_What the task requires_
Read through the entries below and return each line with the word "Write".

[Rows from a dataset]

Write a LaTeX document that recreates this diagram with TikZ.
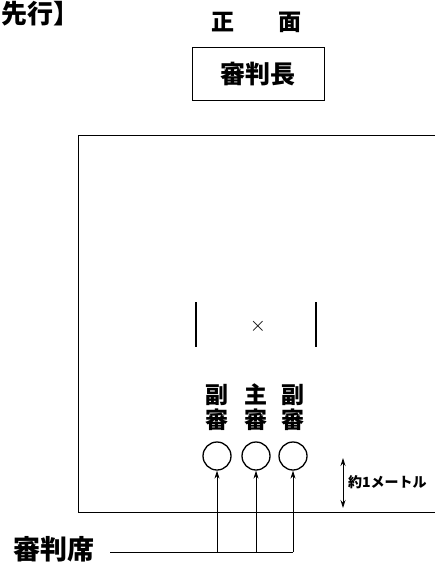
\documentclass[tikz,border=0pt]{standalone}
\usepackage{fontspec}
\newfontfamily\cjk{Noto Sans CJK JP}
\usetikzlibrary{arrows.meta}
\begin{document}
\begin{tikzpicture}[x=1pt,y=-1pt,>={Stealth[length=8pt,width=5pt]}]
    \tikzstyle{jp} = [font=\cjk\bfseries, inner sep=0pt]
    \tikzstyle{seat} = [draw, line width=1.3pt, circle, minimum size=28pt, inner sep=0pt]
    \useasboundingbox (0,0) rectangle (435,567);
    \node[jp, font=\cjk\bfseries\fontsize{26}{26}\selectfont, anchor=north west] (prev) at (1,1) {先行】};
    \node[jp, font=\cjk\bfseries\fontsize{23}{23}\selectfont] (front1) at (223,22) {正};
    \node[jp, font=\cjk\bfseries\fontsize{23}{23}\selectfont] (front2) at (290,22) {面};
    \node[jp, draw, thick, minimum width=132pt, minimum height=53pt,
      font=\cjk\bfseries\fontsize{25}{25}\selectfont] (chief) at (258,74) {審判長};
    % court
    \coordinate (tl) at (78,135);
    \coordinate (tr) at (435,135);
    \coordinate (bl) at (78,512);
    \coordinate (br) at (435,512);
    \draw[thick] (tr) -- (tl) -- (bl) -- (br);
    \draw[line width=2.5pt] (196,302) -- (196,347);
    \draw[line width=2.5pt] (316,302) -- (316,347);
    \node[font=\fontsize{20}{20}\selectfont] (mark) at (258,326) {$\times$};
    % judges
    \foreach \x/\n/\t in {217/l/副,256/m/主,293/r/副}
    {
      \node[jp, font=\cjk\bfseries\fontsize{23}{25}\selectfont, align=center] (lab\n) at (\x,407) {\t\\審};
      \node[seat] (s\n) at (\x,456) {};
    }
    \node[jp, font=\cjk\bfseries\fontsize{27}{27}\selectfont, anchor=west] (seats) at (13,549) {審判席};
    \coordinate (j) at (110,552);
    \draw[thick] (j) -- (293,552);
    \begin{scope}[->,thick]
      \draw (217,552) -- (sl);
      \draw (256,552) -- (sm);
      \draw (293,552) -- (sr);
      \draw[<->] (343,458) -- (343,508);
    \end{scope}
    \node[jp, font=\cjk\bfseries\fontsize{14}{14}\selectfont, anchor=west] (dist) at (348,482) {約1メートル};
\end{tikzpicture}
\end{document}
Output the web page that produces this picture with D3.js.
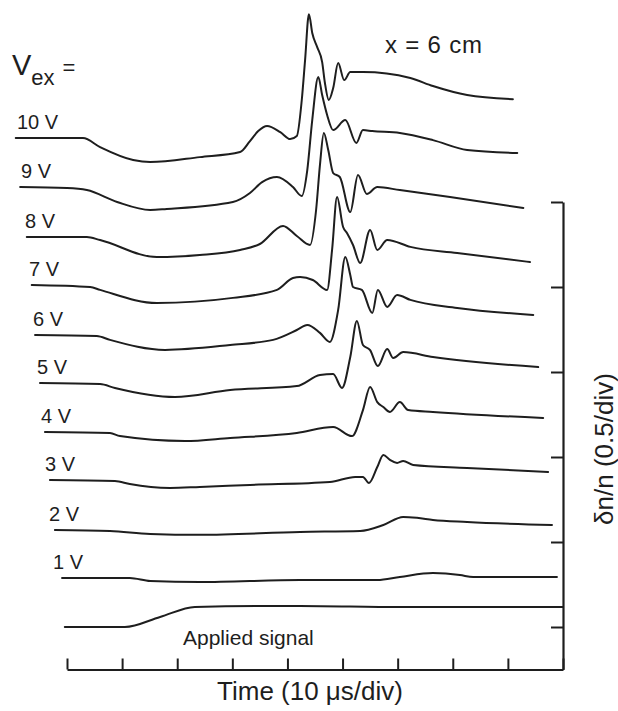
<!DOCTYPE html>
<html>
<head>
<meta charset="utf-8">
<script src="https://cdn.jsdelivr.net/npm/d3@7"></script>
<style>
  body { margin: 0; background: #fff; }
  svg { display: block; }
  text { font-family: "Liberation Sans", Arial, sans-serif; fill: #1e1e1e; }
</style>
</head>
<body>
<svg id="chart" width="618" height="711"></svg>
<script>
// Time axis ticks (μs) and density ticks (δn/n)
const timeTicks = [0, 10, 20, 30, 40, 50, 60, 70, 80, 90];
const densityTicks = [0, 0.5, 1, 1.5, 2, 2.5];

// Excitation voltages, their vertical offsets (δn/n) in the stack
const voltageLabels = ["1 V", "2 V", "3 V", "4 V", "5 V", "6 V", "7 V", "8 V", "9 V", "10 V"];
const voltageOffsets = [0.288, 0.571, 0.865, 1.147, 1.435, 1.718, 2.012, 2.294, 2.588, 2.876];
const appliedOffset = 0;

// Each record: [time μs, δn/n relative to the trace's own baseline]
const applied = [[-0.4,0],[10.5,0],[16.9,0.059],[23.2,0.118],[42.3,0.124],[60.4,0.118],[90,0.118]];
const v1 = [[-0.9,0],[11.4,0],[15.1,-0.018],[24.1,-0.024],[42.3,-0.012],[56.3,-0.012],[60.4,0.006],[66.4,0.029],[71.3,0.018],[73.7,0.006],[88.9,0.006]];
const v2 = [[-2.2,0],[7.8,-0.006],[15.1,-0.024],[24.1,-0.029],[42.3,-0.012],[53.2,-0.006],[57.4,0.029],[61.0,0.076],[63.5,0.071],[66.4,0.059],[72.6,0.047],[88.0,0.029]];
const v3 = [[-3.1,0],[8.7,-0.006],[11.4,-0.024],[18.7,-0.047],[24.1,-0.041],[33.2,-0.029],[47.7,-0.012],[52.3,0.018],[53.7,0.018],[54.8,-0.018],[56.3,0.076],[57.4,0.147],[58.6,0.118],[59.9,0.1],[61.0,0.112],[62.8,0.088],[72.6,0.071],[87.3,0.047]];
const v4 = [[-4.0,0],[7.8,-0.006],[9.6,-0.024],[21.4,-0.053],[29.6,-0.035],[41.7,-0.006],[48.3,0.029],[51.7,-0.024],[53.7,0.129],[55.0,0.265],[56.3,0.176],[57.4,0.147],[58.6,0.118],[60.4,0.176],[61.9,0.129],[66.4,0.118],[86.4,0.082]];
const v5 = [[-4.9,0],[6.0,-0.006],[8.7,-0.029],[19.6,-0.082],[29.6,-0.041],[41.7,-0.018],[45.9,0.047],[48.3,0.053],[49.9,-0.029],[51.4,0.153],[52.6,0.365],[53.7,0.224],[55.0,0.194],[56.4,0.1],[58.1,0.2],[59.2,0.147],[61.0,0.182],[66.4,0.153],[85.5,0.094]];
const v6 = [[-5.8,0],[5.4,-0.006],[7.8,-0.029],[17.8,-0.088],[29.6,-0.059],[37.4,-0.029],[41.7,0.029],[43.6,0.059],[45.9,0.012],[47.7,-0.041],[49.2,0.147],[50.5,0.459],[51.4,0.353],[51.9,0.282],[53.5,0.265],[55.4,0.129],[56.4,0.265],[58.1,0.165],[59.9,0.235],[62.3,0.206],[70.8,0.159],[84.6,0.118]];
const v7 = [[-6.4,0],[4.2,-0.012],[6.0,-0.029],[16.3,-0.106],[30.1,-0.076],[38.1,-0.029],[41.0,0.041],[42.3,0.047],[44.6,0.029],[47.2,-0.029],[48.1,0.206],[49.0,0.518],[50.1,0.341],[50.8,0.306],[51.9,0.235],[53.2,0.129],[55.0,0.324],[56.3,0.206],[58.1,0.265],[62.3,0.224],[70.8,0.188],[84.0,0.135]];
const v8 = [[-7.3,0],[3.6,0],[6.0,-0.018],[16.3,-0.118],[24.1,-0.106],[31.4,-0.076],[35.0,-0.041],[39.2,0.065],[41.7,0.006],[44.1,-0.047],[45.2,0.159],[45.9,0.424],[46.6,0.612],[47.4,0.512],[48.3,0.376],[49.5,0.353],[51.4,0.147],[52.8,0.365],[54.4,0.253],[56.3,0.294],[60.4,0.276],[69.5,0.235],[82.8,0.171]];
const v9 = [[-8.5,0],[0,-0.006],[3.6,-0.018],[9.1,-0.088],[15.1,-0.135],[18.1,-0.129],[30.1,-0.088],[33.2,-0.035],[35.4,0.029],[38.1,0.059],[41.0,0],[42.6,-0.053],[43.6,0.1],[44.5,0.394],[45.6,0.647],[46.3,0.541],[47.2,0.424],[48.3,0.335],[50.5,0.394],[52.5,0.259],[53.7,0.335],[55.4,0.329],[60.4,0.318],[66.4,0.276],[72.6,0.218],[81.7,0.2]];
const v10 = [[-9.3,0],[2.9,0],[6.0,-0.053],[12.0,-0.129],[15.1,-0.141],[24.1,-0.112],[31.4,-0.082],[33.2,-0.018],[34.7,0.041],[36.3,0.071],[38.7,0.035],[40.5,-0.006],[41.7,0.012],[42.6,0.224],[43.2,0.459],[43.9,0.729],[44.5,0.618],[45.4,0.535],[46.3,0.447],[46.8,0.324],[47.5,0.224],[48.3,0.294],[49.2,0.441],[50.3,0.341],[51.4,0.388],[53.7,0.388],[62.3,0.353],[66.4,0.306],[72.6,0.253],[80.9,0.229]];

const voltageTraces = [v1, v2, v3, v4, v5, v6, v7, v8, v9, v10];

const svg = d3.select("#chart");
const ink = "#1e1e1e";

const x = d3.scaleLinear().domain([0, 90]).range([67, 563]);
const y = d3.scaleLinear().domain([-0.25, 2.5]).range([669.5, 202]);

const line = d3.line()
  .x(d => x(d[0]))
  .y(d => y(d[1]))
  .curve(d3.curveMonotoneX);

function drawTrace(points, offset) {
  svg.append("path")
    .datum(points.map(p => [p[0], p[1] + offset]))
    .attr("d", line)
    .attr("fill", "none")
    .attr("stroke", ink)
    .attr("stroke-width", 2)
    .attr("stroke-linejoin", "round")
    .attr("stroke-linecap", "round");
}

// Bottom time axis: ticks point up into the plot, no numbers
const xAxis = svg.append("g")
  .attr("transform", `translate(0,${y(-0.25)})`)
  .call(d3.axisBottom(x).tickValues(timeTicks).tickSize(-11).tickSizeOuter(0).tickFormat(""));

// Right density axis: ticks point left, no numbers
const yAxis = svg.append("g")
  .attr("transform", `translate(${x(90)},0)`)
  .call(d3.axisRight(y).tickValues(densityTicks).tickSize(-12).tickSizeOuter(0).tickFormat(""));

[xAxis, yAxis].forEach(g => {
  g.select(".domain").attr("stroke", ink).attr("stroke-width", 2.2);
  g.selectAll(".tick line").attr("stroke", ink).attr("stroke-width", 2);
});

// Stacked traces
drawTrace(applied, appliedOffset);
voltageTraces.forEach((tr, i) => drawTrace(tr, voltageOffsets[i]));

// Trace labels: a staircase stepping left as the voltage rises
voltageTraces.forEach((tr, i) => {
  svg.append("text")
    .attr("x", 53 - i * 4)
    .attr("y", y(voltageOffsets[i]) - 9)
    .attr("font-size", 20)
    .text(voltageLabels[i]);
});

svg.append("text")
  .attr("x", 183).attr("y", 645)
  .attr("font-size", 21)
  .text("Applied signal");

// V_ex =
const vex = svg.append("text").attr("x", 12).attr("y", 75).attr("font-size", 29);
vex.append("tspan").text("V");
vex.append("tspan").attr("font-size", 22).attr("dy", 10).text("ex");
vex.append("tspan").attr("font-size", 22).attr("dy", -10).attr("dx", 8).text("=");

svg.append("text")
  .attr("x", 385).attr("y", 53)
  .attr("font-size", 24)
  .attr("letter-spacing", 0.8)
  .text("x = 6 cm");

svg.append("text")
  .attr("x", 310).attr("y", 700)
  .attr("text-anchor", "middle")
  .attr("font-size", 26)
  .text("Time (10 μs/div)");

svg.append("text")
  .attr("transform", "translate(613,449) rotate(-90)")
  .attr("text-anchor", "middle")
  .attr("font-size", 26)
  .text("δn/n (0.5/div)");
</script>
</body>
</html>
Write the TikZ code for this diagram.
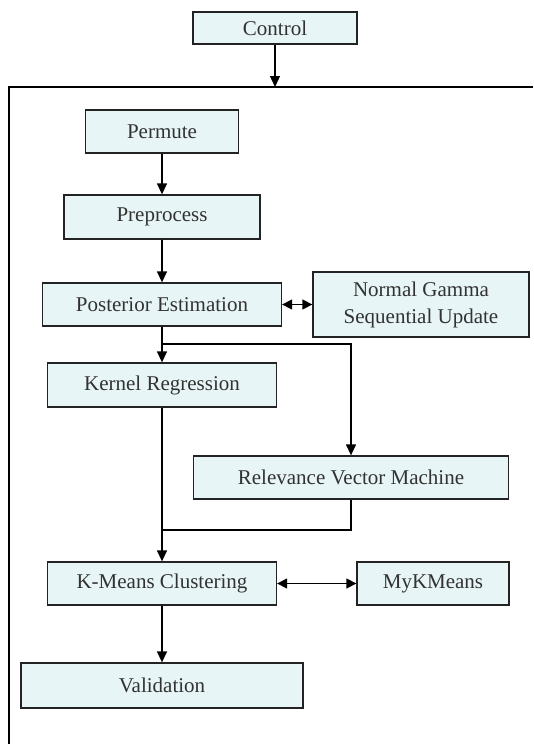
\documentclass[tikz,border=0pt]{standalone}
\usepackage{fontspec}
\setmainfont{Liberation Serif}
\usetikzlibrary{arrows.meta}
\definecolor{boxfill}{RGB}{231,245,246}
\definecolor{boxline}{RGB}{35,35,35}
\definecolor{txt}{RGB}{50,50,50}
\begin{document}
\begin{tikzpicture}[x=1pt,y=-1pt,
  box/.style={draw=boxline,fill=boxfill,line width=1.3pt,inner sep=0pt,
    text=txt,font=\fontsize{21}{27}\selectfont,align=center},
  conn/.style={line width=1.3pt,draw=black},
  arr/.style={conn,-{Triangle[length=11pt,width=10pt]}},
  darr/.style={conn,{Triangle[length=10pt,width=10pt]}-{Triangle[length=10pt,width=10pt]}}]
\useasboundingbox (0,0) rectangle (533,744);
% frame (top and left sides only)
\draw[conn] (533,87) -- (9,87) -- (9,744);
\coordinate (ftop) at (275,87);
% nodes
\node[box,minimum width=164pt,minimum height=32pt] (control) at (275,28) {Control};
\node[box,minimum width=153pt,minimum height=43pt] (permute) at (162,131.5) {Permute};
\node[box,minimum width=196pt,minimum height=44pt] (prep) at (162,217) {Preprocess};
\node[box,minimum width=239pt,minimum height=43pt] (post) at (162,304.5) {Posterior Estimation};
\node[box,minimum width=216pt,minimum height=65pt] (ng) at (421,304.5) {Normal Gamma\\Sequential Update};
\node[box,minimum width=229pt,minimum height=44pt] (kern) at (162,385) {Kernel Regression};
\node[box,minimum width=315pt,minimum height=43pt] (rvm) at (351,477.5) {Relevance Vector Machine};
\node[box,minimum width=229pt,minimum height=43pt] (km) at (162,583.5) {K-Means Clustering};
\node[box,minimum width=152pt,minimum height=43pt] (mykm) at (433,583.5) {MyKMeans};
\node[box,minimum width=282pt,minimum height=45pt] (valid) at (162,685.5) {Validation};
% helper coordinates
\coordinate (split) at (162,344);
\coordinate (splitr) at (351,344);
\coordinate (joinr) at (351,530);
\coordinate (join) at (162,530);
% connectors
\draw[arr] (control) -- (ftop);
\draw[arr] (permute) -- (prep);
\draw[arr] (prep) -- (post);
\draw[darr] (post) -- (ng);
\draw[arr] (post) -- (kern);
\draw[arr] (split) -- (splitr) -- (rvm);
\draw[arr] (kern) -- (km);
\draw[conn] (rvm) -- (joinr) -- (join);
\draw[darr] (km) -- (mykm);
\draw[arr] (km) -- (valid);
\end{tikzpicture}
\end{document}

_The completed task_
Write a LaTeX document that recreates this diagram with TikZ.
Write the TikZ code for this diagram.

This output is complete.